Cases of anisometropia and astigmatism were greater in patients with regressed low-grade ROP as compared with non-ROP patients.19 Quinn et al14 reported a 4.8% incidence of anisometropia in 1548 ROP infants. The increased incidence of anisometropia in resolved ROP is not unexpected, because many cases of regressed ROP are asymmetric regarding the final peripheral retinal fibrosis. This asymmetry may contribute to the occurrence of anisometropia.18, 19 In this study, the presence of anisometropia and a higher degree of astigmatism are also found in laser-treated ROP. We also demonstrate that significant anisometropia (1.5 D) is often associated with impaired visual function in patients with laser-treated ROP. Unilateral high myopia (>6.0 D) often results in anisometropic amblyopia in our study. Children with anisometropic amblyopia without significant strabismus should have spectacle correction of the full refractive error as determined with cycloplegia. Successful treatment of anisometropic amblyopia has been reported with spectacle alone.26, 27 Contact lens is an alternative management of high anisometropic amblyopia if children develop unacceptable aniseikonia with spectacle correction.28 If amblyopia persist after glasses correction, the next step consists of occlusion or penalization of non-amblyopic eye.

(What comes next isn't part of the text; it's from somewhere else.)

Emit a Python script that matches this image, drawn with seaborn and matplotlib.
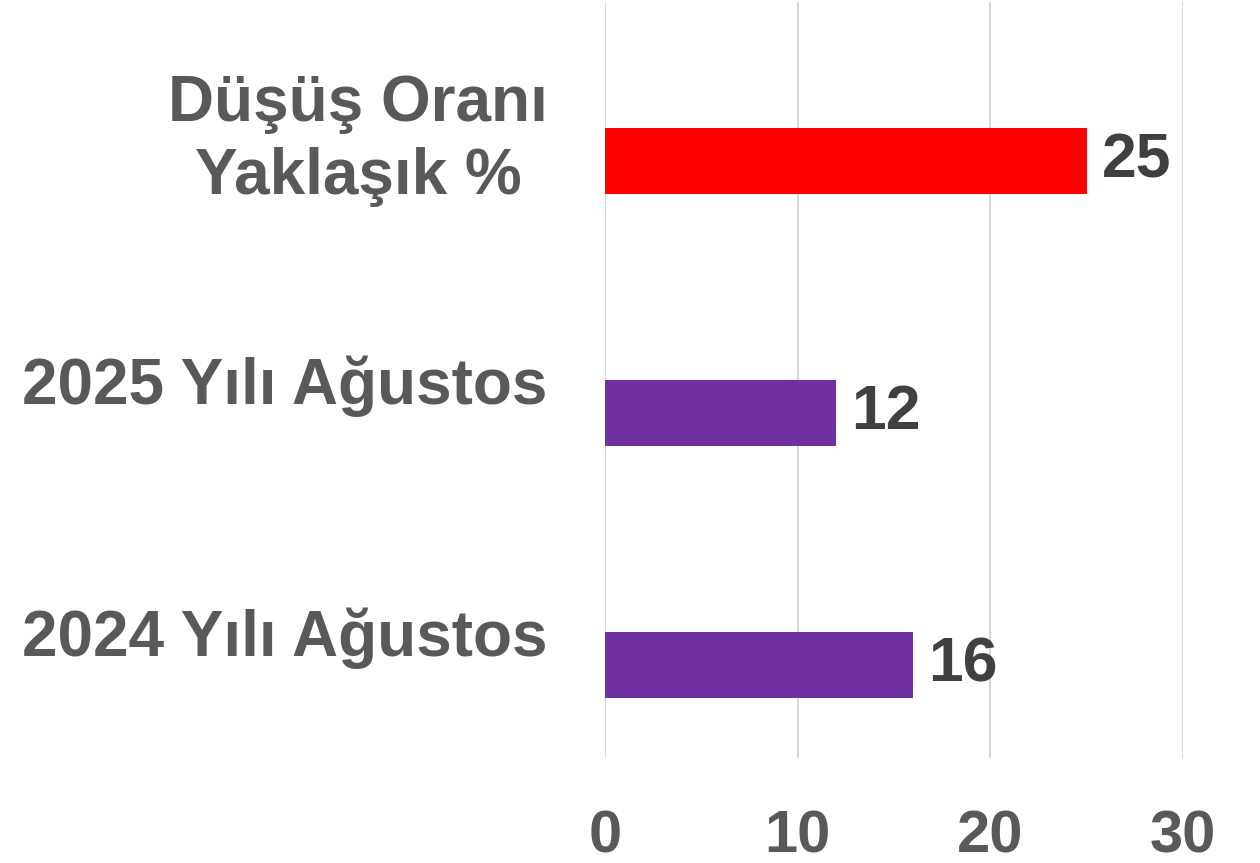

In addition to the structural outcome of the retina, associated ocular dysfunction, such as refractive disorder, are key factors of the visual outcome in children with regressed ROP. McLoone et al7 reported that 73.0% of eyes achieved 6/12 or better vision and 27.0% (10 eyes) had reduced visual acuity of 6/15 or worse in a study of 25 patients (43 eyes) with diode laser-treated ROP.7 Among the 10 eyes with reduced vision, only 3 eyes had abnormal structural outcome whereas the other eyes had unfavourable visual outcomes due to strabismus, amblyopia, and nystagmus.7 In this study, we found impaired visual acuity of 6/15 or worse in 20 eyes (34.5%), but only 1 eye experienced an unfavourable anatomical outcome. In most eyes, impaired visual outcome is attributed to anisometropia, high myopia, high astigmatism, strabismus, and perinatal neurological events of PVL and IVH. To support this, Ospina et al11 reported that retinal scarring and detachment were relatively rare causes of visual morbidity unlike strabismus, amblyopia, and neurological sequelae, which were important causes of impaired visual function, in a 5-year follow-up study after argon laser treatment for threshold ROP. Therefore, we suggest that premature children with laser-treated ROP should undergo regular follow-up by paediatric ophthalmologists for early identification of risk factors associated with poor visual outcome during the golden period of ocular development.

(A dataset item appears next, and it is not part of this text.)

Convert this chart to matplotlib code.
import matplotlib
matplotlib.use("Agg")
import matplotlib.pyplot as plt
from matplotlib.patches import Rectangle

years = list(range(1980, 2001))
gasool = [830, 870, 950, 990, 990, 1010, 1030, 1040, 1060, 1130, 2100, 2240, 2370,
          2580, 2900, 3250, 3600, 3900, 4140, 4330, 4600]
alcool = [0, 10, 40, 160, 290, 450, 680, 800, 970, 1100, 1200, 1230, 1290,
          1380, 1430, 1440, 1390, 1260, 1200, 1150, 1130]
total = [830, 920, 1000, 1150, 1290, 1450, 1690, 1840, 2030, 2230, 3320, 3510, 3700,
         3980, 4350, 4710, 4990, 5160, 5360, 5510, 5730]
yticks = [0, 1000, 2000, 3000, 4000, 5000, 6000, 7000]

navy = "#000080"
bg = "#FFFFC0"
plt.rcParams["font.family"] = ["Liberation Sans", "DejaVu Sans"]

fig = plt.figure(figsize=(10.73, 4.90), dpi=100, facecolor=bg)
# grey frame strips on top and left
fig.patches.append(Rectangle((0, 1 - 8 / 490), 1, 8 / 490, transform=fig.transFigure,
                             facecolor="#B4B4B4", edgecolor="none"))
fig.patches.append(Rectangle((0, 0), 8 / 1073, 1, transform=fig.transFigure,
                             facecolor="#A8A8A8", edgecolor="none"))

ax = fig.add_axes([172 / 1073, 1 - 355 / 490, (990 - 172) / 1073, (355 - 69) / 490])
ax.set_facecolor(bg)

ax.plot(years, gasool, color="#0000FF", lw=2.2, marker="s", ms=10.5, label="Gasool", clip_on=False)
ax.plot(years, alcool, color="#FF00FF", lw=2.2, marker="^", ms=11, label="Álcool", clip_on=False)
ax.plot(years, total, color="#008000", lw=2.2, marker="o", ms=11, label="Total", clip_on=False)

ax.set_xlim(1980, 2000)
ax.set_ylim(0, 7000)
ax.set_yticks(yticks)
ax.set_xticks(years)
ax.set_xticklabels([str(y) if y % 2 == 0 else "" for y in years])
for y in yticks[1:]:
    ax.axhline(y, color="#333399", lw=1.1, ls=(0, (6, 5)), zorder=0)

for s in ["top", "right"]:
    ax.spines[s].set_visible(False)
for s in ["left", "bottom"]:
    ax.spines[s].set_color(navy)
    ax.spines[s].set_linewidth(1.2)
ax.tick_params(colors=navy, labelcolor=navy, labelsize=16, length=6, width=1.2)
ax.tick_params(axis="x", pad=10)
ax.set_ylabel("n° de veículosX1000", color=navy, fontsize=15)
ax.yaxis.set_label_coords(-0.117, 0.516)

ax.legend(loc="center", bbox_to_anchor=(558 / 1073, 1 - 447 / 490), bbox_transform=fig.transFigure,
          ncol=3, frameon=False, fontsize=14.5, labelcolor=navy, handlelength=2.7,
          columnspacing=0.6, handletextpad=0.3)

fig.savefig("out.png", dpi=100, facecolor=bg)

Some potential limitations of our study include its retrospective and non-randomized study design. An ideal control group of this study should recruit patients with threshold ROP but without laser photocoagulation therapy. However, the CRYO-ROP study has confirmed the long-term benefit of retinal ablation by cryotherapy on acute threshold ROP,2 and the design of such a control study would be unethical. In the future, a prospective clinical trial is required to determine the long-term visual outcomes of threshold and subthreshold ROP after conventional laser or other early therapy.

In conclusion, the majority of patients with diode laser-treated threshold ROP in this study had favourable anatomical and visual outcomes. However, anisometropia, advanced refractive error and strabismus are the important causes of impaired visual function in patients with laser-treated threshold ROP. These conditions obviously lead to an increased risk of amblyopia. Long-term regular follow-up is very important in patients with regressed retinopathy for early detection and timely treatment of these treatable ocular morbidities during the childhood period. Furthermore, the goal of future research should be directed towards reducing the occurrence of blindness from the sequelae of active ROP, as well as to eliminate and treat these associated ocular morbidities of threshold ROP.